Today is St. Patty’s Day. It is also my Daddy’s birthday. He is not here with me to celebrate, but he is always in my thoughts, his spirit permanently cradling my mind. I still miss him dearly, and sometimes wish I could see him, talk to him, be with him, tell him “I love you, daddy.”
I’ve been without a father for almost 20 years now (19 years to be exact). Can you believe how quickly time has flown? I know my Dad is watching over me, guiding me, protecting me…but no presence is as great as the physical. There are some things I wish I could tell him, some things I wish I could show him, some experiences I wish we could share together, but I can’t because he is not here. There may be substitutes, but there is no replacement. My “stepfather,” my uncles, and even my older male cousins and friends have stepped in to offer paternal-like admonitions, solace, and security, but when they go home at night, they are with their daughters, sons, wives, and families, and I am left alone.
It’s hard growing up without a father. There is something about having a father that changes a woman’s perspective on life. It affects her relationships with other men, with her mother, but most importantly, with herself. A father guides his daughter with his prescience and instinct, and though “mother knows best,” father reassures and secures. I’ve never felt sorry for myself for being without a father, and I’ve never used his death as an excuse to fail or progress. I have, however, reflected on his absence in an introspective sense, searching deep within myself for the answers my father would’ve given me—should’ve given me—but could not because he was not there. I am unfulfilled because he is not here.
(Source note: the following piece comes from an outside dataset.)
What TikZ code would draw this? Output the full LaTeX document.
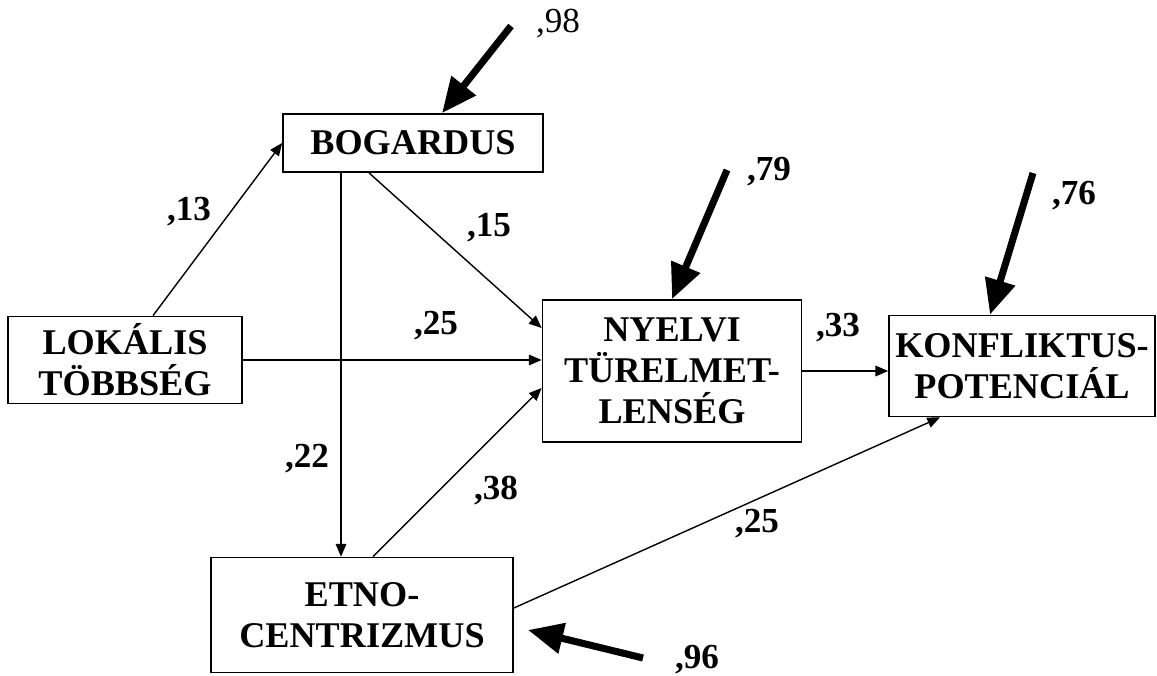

His spirit is and forever will be reflected through the lens of his offspring (my sister and me), but…I will never feel his embrace or his warmth, see his smile or his frown, hold his hand, be his special girl. The older I become, the more I think of him, and the more I wonder what life would have been like as a daddy’s girl.
Happy Birthday, Daddy. I love you so much more than words can say. I know I’ve disappointed you, hurt you, and dishonored you, but I am trying to be a better girl. I want to make you happy, and this year I will try my best. You were not perfect, and I can never be; yet, I believe that our relationship manifests something greater than perfection. I strive to achieve that every day, though it’s not the same because you’re not here. Until we meet again, I will hold on to these memories—the priceless captions of our time together—and protect them from wear.